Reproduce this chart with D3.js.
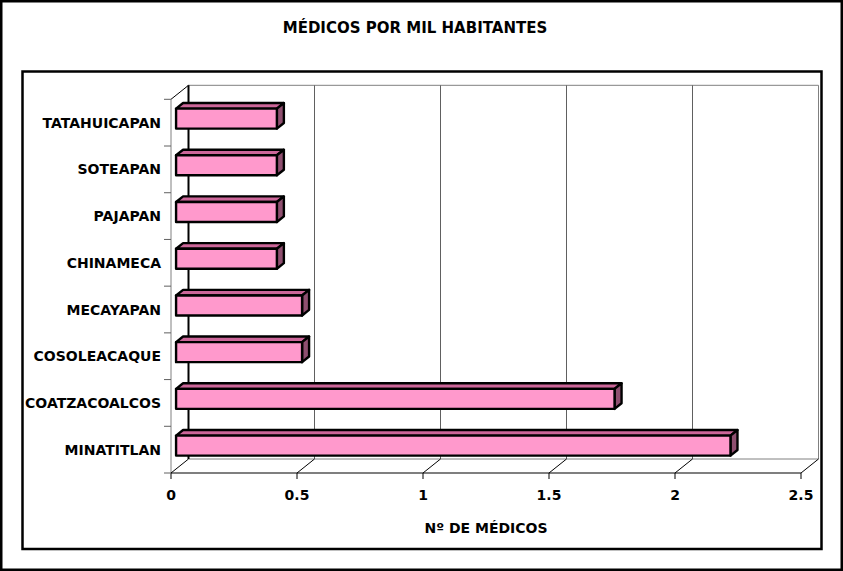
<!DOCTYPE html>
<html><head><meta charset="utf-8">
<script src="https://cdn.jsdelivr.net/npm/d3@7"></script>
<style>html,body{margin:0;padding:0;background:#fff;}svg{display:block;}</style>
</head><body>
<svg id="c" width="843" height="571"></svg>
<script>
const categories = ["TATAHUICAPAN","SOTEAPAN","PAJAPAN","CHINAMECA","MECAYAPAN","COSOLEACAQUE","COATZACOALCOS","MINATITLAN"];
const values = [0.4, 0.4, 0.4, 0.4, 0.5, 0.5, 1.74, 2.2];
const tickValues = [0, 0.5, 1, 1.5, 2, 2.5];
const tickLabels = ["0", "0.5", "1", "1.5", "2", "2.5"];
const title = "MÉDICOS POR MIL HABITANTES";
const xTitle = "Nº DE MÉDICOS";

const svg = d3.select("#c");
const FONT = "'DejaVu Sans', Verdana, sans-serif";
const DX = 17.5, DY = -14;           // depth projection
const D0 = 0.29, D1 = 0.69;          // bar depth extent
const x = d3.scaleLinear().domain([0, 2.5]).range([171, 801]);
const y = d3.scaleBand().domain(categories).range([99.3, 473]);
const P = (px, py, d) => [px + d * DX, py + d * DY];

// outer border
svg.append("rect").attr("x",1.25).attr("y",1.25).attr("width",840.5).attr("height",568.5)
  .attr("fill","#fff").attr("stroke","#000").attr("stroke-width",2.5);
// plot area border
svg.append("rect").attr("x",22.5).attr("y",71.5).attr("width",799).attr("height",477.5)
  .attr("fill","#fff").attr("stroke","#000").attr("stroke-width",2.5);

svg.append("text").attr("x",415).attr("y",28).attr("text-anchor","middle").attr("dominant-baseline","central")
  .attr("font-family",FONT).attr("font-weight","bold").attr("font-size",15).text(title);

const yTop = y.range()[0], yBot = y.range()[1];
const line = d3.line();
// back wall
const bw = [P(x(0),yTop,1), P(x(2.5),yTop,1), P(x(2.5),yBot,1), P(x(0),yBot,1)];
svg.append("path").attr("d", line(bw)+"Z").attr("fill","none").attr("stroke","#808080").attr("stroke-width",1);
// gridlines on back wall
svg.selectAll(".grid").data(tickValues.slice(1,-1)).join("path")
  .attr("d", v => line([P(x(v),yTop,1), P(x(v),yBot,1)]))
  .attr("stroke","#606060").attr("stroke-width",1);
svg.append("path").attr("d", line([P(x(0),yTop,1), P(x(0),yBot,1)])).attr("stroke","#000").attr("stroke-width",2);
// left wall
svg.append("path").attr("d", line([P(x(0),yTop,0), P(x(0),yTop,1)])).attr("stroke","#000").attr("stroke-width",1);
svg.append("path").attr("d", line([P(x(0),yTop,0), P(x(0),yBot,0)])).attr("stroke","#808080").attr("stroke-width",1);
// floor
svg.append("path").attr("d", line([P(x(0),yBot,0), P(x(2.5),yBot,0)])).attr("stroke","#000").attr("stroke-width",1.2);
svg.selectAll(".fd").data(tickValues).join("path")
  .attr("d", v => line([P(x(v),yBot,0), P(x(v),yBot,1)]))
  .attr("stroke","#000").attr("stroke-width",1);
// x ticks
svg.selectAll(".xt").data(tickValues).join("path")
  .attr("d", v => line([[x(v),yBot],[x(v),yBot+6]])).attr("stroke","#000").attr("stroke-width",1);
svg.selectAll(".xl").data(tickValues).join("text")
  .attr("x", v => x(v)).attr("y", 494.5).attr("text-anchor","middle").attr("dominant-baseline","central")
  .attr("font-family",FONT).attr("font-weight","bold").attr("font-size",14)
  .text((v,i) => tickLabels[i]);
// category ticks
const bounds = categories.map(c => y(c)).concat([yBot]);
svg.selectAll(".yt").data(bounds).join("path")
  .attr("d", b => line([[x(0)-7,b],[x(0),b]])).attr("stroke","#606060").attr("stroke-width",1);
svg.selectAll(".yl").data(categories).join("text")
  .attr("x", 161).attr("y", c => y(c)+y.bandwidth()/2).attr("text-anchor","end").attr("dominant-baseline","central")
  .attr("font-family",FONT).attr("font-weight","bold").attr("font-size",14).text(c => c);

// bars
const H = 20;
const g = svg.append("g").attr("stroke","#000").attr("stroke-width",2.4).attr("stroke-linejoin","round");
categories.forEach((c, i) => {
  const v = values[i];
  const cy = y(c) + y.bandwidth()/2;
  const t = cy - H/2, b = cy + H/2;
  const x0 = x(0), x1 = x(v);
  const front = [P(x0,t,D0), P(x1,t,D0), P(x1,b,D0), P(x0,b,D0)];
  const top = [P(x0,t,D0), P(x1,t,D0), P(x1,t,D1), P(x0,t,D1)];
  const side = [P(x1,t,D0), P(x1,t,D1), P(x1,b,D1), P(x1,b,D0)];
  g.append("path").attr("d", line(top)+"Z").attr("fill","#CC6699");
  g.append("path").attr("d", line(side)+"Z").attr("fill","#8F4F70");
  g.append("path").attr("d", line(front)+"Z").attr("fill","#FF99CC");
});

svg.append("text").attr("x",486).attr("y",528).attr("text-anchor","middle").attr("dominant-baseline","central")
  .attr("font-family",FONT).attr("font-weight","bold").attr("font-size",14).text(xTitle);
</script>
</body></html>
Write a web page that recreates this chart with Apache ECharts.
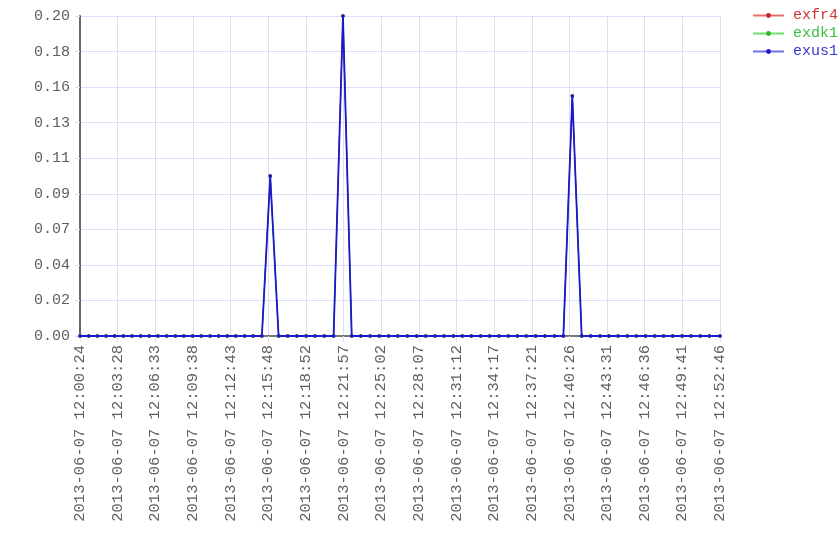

■ REQUIREMENT ■
Quote each record exactly as it stands, minus the pictures.

■ WRITTEN SOLUTION ■
Reproduce this chart with D3.js.
<!DOCTYPE html>
<html><head><meta charset="utf-8">
<script src="https://cdn.jsdelivr.net/npm/d3@7"></script>
<style>html,body{margin:0;padding:0;background:#fff;}svg{display:block;}</style>
</head><body>
<svg id="c" width="843" height="571"></svg>
<script>
const categories = ["TATAHUICAPAN","SOTEAPAN","PAJAPAN","CHINAMECA","MECAYAPAN","COSOLEACAQUE","COATZACOALCOS","MINATITLAN"];
const values = [0.4, 0.4, 0.4, 0.4, 0.5, 0.5, 1.74, 2.2];
const tickValues = [0, 0.5, 1, 1.5, 2, 2.5];
const tickLabels = ["0", "0.5", "1", "1.5", "2", "2.5"];
const title = "MÉDICOS POR MIL HABITANTES";
const xTitle = "Nº DE MÉDICOS";

const svg = d3.select("#c");
const FONT = "'DejaVu Sans', Verdana, sans-serif";
const DX = 17.5, DY = -14;           // depth projection
const D0 = 0.29, D1 = 0.69;          // bar depth extent
const x = d3.scaleLinear().domain([0, 2.5]).range([171, 801]);
const y = d3.scaleBand().domain(categories).range([99.3, 473]);
const P = (px, py, d) => [px + d * DX, py + d * DY];

// outer border
svg.append("rect").attr("x",1.25).attr("y",1.25).attr("width",840.5).attr("height",568.5)
  .attr("fill","#fff").attr("stroke","#000").attr("stroke-width",2.5);
// plot area border
svg.append("rect").attr("x",22.5).attr("y",71.5).attr("width",799).attr("height",477.5)
  .attr("fill","#fff").attr("stroke","#000").attr("stroke-width",2.5);

svg.append("text").attr("x",415).attr("y",28).attr("text-anchor","middle").attr("dominant-baseline","central")
  .attr("font-family",FONT).attr("font-weight","bold").attr("font-size",15).text(title);

const yTop = y.range()[0], yBot = y.range()[1];
const line = d3.line();
// back wall
const bw = [P(x(0),yTop,1), P(x(2.5),yTop,1), P(x(2.5),yBot,1), P(x(0),yBot,1)];
svg.append("path").attr("d", line(bw)+"Z").attr("fill","none").attr("stroke","#808080").attr("stroke-width",1);
// gridlines on back wall
svg.selectAll(".grid").data(tickValues.slice(1,-1)).join("path")
  .attr("d", v => line([P(x(v),yTop,1), P(x(v),yBot,1)]))
  .attr("stroke","#606060").attr("stroke-width",1);
svg.append("path").attr("d", line([P(x(0),yTop,1), P(x(0),yBot,1)])).attr("stroke","#000").attr("stroke-width",2);
// left wall
svg.append("path").attr("d", line([P(x(0),yTop,0), P(x(0),yTop,1)])).attr("stroke","#000").attr("stroke-width",1);
svg.append("path").attr("d", line([P(x(0),yTop,0), P(x(0),yBot,0)])).attr("stroke","#808080").attr("stroke-width",1);
// floor
svg.append("path").attr("d", line([P(x(0),yBot,0), P(x(2.5),yBot,0)])).attr("stroke","#000").attr("stroke-width",1.2);
svg.selectAll(".fd").data(tickValues).join("path")
  .attr("d", v => line([P(x(v),yBot,0), P(x(v),yBot,1)]))
  .attr("stroke","#000").attr("stroke-width",1);
// x ticks
svg.selectAll(".xt").data(tickValues).join("path")
  .attr("d", v => line([[x(v),yBot],[x(v),yBot+6]])).attr("stroke","#000").attr("stroke-width",1);
svg.selectAll(".xl").data(tickValues).join("text")
  .attr("x", v => x(v)).attr("y", 494.5).attr("text-anchor","middle").attr("dominant-baseline","central")
  .attr("font-family",FONT).attr("font-weight","bold").attr("font-size",14)
  .text((v,i) => tickLabels[i]);
// category ticks
const bounds = categories.map(c => y(c)).concat([yBot]);
svg.selectAll(".yt").data(bounds).join("path")
  .attr("d", b => line([[x(0)-7,b],[x(0),b]])).attr("stroke","#606060").attr("stroke-width",1);
svg.selectAll(".yl").data(categories).join("text")
  .attr("x", 161).attr("y", c => y(c)+y.bandwidth()/2).attr("text-anchor","end").attr("dominant-baseline","central")
  .attr("font-family",FONT).attr("font-weight","bold").attr("font-size",14).text(c => c);

// bars
const H = 20;
const g = svg.append("g").attr("stroke","#000").attr("stroke-width",2.4).attr("stroke-linejoin","round");
categories.forEach((c, i) => {
  const v = values[i];
  const cy = y(c) + y.bandwidth()/2;
  const t = cy - H/2, b = cy + H/2;
  const x0 = x(0), x1 = x(v);
  const front = [P(x0,t,D0), P(x1,t,D0), P(x1,b,D0), P(x0,b,D0)];
  const top = [P(x0,t,D0), P(x1,t,D0), P(x1,t,D1), P(x0,t,D1)];
  const side = [P(x1,t,D0), P(x1,t,D1), P(x1,b,D1), P(x1,b,D0)];
  g.append("path").attr("d", line(top)+"Z").attr("fill","#CC6699");
  g.append("path").attr("d", line(side)+"Z").attr("fill","#8F4F70");
  g.append("path").attr("d", line(front)+"Z").attr("fill","#FF99CC");
});

svg.append("text").attr("x",486).attr("y",528).attr("text-anchor","middle").attr("dominant-baseline","central")
  .attr("font-family",FONT).attr("font-weight","bold").attr("font-size",14).text(xTitle);
</script>
</body></html>
Write a web page that recreates this chart with Apache ECharts.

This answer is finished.